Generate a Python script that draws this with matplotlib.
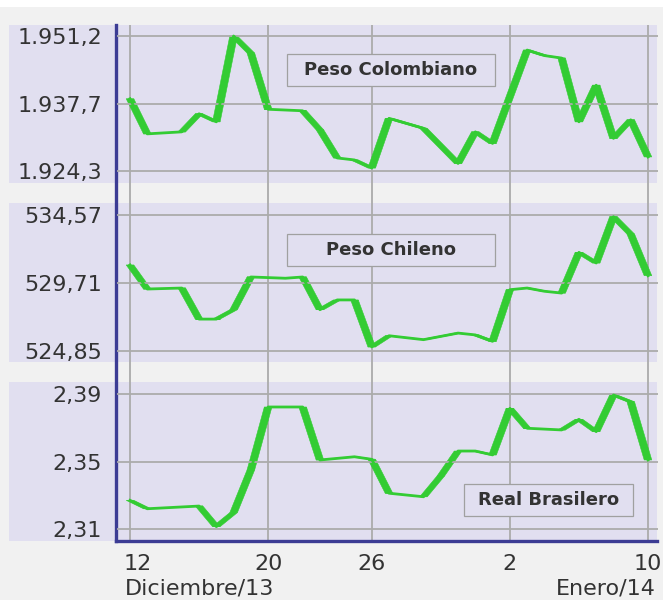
import numpy as np
import matplotlib
matplotlib.use("Agg")
import matplotlib.pyplot as plt
from matplotlib.patches import Rectangle, Polygon

# day index (0 = 12 dic) and values
col_x = [0, 1, 3, 4, 5, 6, 7, 8, 10, 11, 12, 13, 14, 15, 17, 19, 20, 21, 23, 24, 25, 26, 27, 28, 29, 30]
col_y = [1938.7, 1931.7, 1932.1, 1935.7, 1934.1, 1951.2, 1947.8, 1936.6, 1936.3, 1932.5, 1926.9, 1926.5,
         1924.9, 1934.8, 1932.8, 1925.8, 1932.1, 1929.8, 1948.4, 1947.3, 1946.8, 1934.1, 1941.4, 1930.8,
         1934.5, 1927.1]

chi_x = [0, 1, 3, 4, 5, 6, 7, 9, 10, 11, 12, 13, 14, 15, 17, 19, 20, 21, 22, 23, 24, 25, 26, 27, 28, 29, 30]
chi_y = [531.0, 529.28, 529.35, 527.13, 527.13, 527.8, 530.14, 530.05, 530.14, 527.8, 528.5, 528.5, 525.14,
         525.94, 525.66, 526.13, 526.0, 525.54, 529.23, 529.35, 529.12, 528.99, 531.9, 531.14, 534.45,
         533.21, 530.23]

bra_x = [0, 1, 4, 5, 6, 7, 8, 10, 11, 13, 14, 15, 17, 18, 19, 20, 21, 22, 23, 25, 26, 27, 28, 29, 30]
bra_y = [2.327, 2.322, 2.3236, 2.3114, 2.3197, 2.345, 2.3823, 2.3823, 2.3509, 2.3528, 2.3513, 2.3312,
         2.3291, 2.3414, 2.3562, 2.3562, 2.3539, 2.3815, 2.3697, 2.3687, 2.375, 2.3677, 2.3894, 2.3854,
         2.3509]

tick_pos = [0, 8, 14, 22, 30]
tick_labels = ["12", "20", "26", "2", "10"]

col_ticks = [1924.3, 1937.75, 1951.2]
col_tlabels = ["1.924,3", "1.937,7", "1.951,2"]
chi_ticks = [524.85, 529.71, 534.57]
chi_tlabels = ["524,85", "529,71", "534,57"]
bra_ticks = [2.31, 2.35, 2.39]
bra_tlabels = ["2,31", "2,35", "2,39"]

GREEN = "#33cc33"
LAV = "#e1dff0"
GRID = "#ababab"
BLUE = "#3c3c94"
TXT = "#333333"

W, H = 663, 600
PX_PER_DAY = (648 - 130) / 30


def fx(px):
    return px / W


def fy(py):
    return 1 - py / H


def xdata(px):
    # pixel -> day index (12 dic at x=130, 10 ene at x=648)
    return (px - 130) / PX_PER_DAY


fig = plt.figure(figsize=(6.63, 6.0), dpi=100, facecolor="#f1f1f1")
fig.patches.append(Rectangle((0, fy(7)), 1, 1 - fy(7), transform=fig.transFigure,
                             facecolor="white", edgecolor="none", zorder=-6))

panels = [(25, 183), (203, 362), (382, 541)]
for top, bot in panels:
    fig.patches.append(Rectangle((fx(9), fy(bot)), fx(657) - fx(9), (bot - top) / H,
                                 transform=fig.transFigure, facecolor=LAV, edgecolor="none", zorder=-5))

# background axes: vertical grid, blue axis lines, x labels
bg = fig.add_axes([fx(115.5), fy(541), fx(657) - fx(115.5), (541 - 25) / H])
bg.set_facecolor("none")
bg.set_xlim(xdata(115.5), xdata(657))
bg.set_ylim(0, 1)
bg.set_yticks([])
bg.set_xticks(tick_pos, [""] + tick_labels[1:])
bg.grid(axis="x", color=GRID, lw=1.3)
for s in ["top", "right"]:
    bg.spines[s].set_visible(False)
for s in ["left", "bottom"]:
    bg.spines[s].set_color(BLUE)
    bg.spines[s].set_linewidth(2.4)
bg.tick_params(axis="x", length=0, pad=9.5, labelsize=16, labelcolor=TXT)
fig.text(fx(138), fy(554.2), tick_labels[0], ha="center", va="top", fontsize=16, color=TXT)
fig.text(fx(125), fy(579), "Diciembre/13", ha="left", va="top", fontsize=16, color=TXT)
fig.text(fx(656), fy(579), "Enero/14", ha="right", va="top", fontsize=16, color=TXT)

series = [
    (col_x, col_y, col_ticks, col_tlabels, (1951.2, 36, 1924.3, 171)),
    (chi_x, chi_y, chi_ticks, chi_tlabels, (534.57, 215, 524.85, 351)),
    (bra_x, bra_y, bra_ticks, bra_tlabels, (2.39, 394, 2.31, 529)),
]

nib = 3.8 / PX_PER_DAY  # half width of the flat pen, in days

for (top, bot), (xs, ys, yt, ytl, (v1, p1, v2, p2)) in zip(panels, series):
    ax = fig.add_axes([fx(117), fy(bot), fx(658) - fx(117), (bot - top) / H])
    ax.set_facecolor("none")
    ax.set_xlim(xdata(117), xdata(658))
    k = (v1 - v2) / (p2 - p1)
    ax.set_ylim(v2 - (bot - p2) * k, v1 + (p1 - top) * k)
    ax.set_xticks([])
    ax.set_yticks(yt, ytl)
    ax.grid(axis="y", color=GRID, lw=1.3)
    for s in ax.spines.values():
        s.set_visible(False)
    ax.tick_params(axis="y", length=0, pad=10.8, labelsize=16, labelcolor=TXT)
    # calligraphic stroke: each segment swept by a horizontal nib
    for i in range(len(xs) - 1):
        pts = [(xs[i] - nib, ys[i]), (xs[i + 1] - nib, ys[i + 1]),
               (xs[i + 1] + nib, ys[i + 1]), (xs[i] + nib, ys[i])]
        ax.add_patch(Polygon(pts, closed=True, facecolor=GREEN, edgecolor=GREEN,
                             lw=0.4, clip_on=False))
    ax.plot(xs, ys, color=GREEN, lw=2.0, solid_joinstyle="round", clip_on=False)

boxes = [
    ("Peso Colombiano", 287, 495, 54, 86),
    ("Peso Chileno", 287, 495, 234, 266),
    ("Real Brasilero", 464, 633, 484, 516),
]
for name, x0, x1, y0, y1 in boxes:
    fig.patches.append(Rectangle((fx(x0), fy(y1)), fx(x1) - fx(x0), (y1 - y0) / H,
                                 transform=fig.transFigure, facecolor=LAV, edgecolor="#a0a0a0",
                                 lw=0.9, zorder=5))
    fig.text(fx((x0 + x1) / 2), fy((y0 + y1) / 2), name, ha="center", va="center",
             fontsize=13, fontweight="bold", color=TXT, zorder=6)

fig.savefig("out.png", dpi=100, facecolor=fig.get_facecolor())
= = = = =
◆ **Task statement**
Of all the lines in the material above, how many contain the word "matplotlib"? Give only the count.

◆ **Complete response**
5